DATASET RECORDS:
+++++
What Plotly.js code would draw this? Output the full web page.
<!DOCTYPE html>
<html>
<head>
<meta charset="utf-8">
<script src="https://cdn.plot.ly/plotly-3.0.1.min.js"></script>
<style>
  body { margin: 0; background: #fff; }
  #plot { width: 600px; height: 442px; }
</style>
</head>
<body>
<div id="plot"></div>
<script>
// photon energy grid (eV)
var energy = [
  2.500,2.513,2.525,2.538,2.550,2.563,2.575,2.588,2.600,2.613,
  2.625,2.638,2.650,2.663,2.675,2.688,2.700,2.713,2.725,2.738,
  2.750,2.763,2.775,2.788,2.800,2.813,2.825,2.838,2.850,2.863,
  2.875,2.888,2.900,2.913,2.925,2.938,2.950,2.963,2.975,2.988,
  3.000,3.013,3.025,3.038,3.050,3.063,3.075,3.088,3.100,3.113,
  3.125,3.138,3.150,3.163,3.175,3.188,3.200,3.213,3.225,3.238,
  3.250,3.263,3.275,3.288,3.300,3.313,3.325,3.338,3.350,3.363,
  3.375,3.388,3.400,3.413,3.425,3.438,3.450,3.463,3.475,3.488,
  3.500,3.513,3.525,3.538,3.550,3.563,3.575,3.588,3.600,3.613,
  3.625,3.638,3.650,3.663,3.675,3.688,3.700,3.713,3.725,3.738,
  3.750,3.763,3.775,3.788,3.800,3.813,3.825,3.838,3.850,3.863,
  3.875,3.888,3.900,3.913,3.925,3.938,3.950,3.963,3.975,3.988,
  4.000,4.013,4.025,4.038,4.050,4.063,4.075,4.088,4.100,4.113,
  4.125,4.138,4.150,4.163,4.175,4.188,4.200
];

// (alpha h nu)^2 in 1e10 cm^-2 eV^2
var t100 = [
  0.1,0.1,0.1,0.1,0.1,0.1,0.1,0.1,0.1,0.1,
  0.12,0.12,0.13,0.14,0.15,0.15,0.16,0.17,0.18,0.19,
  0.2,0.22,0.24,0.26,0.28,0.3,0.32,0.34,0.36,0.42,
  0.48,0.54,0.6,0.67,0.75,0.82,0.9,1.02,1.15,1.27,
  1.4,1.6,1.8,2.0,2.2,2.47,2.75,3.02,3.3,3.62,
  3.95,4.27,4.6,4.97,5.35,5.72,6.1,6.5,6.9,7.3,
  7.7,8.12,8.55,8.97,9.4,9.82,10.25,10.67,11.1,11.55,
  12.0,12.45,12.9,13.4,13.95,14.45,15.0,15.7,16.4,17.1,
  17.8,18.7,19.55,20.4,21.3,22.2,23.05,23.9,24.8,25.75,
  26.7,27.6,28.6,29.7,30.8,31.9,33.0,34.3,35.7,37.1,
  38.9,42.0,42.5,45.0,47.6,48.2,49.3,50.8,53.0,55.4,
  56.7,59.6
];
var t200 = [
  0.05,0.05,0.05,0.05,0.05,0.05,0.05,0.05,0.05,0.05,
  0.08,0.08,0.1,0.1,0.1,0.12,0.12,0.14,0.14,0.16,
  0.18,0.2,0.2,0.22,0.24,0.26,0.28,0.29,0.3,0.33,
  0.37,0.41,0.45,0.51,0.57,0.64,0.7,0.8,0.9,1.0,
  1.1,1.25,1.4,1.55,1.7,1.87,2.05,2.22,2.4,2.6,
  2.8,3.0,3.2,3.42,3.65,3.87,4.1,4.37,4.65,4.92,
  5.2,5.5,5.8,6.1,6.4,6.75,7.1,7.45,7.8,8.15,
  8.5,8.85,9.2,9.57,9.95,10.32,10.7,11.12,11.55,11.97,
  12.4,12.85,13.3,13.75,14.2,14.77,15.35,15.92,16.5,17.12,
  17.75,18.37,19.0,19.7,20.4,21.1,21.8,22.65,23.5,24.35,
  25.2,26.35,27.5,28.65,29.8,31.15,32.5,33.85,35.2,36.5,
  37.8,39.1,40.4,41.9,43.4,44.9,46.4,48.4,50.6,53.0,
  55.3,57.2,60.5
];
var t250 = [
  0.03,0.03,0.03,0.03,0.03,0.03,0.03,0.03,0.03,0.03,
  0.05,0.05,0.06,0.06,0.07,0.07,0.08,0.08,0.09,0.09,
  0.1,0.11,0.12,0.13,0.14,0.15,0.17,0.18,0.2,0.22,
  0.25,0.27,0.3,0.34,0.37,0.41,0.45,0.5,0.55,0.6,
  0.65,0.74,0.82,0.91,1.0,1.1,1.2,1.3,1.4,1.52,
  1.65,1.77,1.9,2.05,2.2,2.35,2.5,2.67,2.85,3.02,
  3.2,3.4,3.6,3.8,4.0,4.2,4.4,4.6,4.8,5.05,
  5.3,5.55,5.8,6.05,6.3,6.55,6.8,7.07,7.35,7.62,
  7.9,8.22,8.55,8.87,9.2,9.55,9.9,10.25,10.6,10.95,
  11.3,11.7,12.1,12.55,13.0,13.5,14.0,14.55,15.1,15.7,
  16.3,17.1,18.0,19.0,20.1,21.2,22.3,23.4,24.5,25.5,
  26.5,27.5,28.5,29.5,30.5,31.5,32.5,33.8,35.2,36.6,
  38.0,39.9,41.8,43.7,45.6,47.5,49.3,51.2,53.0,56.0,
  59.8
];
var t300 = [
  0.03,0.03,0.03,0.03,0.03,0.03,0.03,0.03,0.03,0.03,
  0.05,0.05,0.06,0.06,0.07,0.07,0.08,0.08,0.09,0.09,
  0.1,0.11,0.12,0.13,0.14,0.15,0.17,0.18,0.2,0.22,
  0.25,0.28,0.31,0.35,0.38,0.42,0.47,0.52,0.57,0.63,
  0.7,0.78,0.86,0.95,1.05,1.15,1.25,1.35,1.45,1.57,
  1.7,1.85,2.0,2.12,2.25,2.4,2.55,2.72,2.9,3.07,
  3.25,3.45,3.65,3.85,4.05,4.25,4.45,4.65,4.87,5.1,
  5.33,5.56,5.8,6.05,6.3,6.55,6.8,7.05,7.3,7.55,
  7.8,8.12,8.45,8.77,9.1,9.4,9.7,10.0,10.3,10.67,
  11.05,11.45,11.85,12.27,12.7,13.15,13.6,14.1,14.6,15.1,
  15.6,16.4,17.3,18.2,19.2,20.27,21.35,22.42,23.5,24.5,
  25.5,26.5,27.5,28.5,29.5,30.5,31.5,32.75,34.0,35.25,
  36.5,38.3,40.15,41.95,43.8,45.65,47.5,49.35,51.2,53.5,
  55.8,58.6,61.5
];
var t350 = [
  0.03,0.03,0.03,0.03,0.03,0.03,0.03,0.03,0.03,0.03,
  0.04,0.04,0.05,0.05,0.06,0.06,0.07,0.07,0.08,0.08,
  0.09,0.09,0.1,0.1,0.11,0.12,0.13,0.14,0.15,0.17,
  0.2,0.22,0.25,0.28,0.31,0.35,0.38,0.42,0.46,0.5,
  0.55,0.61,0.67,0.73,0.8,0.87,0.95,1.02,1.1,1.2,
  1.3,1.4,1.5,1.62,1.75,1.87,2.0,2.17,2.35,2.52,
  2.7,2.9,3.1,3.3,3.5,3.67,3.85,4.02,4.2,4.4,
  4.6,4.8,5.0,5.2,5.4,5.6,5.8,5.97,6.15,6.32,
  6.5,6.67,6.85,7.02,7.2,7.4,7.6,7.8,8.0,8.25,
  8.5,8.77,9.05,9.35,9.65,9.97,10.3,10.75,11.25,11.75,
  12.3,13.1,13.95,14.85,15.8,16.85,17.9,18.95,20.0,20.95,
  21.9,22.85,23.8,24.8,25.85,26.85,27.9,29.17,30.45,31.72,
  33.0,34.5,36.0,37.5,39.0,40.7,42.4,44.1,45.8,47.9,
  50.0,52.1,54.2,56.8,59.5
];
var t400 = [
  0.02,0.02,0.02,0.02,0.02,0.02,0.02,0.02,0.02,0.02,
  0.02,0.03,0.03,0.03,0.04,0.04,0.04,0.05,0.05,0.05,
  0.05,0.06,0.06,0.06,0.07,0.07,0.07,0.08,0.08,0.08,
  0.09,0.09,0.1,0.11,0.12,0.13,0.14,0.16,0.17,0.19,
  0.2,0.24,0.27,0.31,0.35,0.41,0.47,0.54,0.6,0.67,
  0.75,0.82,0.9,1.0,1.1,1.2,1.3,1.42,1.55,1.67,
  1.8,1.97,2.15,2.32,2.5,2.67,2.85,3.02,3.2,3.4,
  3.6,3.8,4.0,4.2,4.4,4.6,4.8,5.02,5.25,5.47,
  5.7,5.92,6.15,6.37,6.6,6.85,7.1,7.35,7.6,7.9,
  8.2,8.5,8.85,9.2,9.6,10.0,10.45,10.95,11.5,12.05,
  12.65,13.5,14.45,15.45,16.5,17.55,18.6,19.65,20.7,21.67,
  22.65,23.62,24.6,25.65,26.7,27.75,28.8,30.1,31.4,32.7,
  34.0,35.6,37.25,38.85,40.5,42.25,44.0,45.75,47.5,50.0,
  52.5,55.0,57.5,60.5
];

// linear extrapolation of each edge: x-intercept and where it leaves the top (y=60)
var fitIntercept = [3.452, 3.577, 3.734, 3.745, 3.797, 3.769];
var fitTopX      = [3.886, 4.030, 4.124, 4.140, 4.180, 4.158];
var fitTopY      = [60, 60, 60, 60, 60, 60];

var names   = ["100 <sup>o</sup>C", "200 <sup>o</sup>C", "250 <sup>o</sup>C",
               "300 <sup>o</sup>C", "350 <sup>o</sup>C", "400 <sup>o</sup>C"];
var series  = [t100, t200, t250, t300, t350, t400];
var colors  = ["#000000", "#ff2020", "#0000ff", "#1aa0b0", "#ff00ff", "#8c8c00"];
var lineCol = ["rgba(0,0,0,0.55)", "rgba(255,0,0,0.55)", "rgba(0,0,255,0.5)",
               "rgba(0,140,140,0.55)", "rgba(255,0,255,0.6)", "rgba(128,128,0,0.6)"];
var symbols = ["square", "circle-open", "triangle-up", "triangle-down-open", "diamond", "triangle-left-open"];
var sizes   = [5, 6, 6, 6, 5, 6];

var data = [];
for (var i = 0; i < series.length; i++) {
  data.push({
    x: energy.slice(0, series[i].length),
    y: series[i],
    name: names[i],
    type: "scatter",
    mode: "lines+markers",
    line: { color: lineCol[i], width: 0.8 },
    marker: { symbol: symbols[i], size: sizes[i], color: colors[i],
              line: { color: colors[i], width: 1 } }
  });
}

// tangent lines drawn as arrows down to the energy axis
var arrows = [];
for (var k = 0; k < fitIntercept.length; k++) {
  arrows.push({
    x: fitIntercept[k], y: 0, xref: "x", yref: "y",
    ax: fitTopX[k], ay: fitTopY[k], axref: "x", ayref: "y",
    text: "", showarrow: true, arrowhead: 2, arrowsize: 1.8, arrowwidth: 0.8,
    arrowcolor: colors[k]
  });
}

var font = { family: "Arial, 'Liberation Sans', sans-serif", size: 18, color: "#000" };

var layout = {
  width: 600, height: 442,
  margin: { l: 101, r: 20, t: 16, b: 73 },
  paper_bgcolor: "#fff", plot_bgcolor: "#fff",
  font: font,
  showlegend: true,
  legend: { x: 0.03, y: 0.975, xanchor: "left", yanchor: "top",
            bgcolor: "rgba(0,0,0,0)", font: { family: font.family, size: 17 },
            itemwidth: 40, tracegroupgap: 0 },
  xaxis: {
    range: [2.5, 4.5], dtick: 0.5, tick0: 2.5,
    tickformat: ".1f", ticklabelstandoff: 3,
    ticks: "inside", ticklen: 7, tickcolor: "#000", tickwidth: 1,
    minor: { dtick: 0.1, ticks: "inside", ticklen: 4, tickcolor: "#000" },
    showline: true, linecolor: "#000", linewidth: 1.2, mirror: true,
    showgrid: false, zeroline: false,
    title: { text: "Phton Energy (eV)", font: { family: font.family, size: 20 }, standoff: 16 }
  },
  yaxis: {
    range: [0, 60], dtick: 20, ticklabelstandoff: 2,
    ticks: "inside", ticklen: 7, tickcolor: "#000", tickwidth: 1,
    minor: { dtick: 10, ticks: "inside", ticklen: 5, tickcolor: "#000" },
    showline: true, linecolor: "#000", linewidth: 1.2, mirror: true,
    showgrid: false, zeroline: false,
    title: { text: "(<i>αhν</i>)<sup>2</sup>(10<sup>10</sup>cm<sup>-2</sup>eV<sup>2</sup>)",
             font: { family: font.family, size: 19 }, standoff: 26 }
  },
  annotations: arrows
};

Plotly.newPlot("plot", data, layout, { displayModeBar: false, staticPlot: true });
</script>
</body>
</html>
+++++
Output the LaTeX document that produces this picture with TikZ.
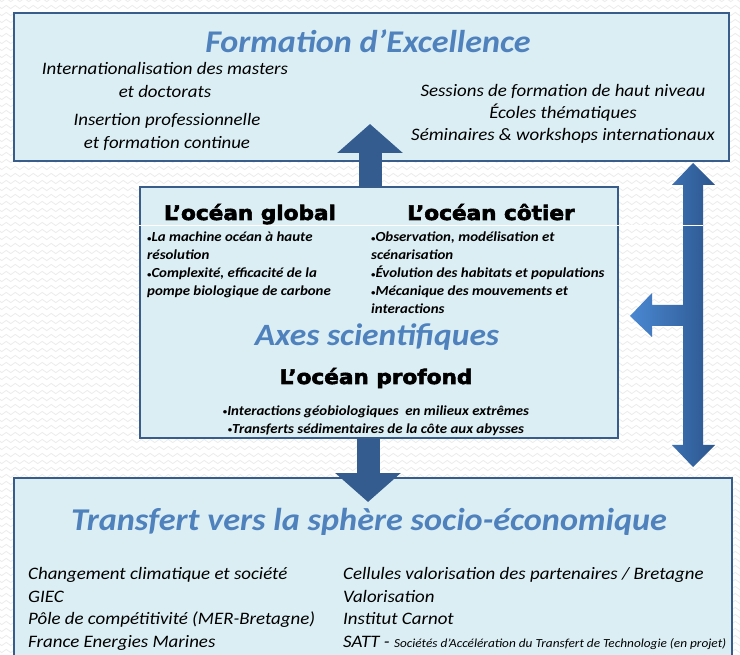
+++++
AIM:
Looking at the listing above, how many of its lines contain the string "this"? Give the number alone.

CORRECT RESULT:
2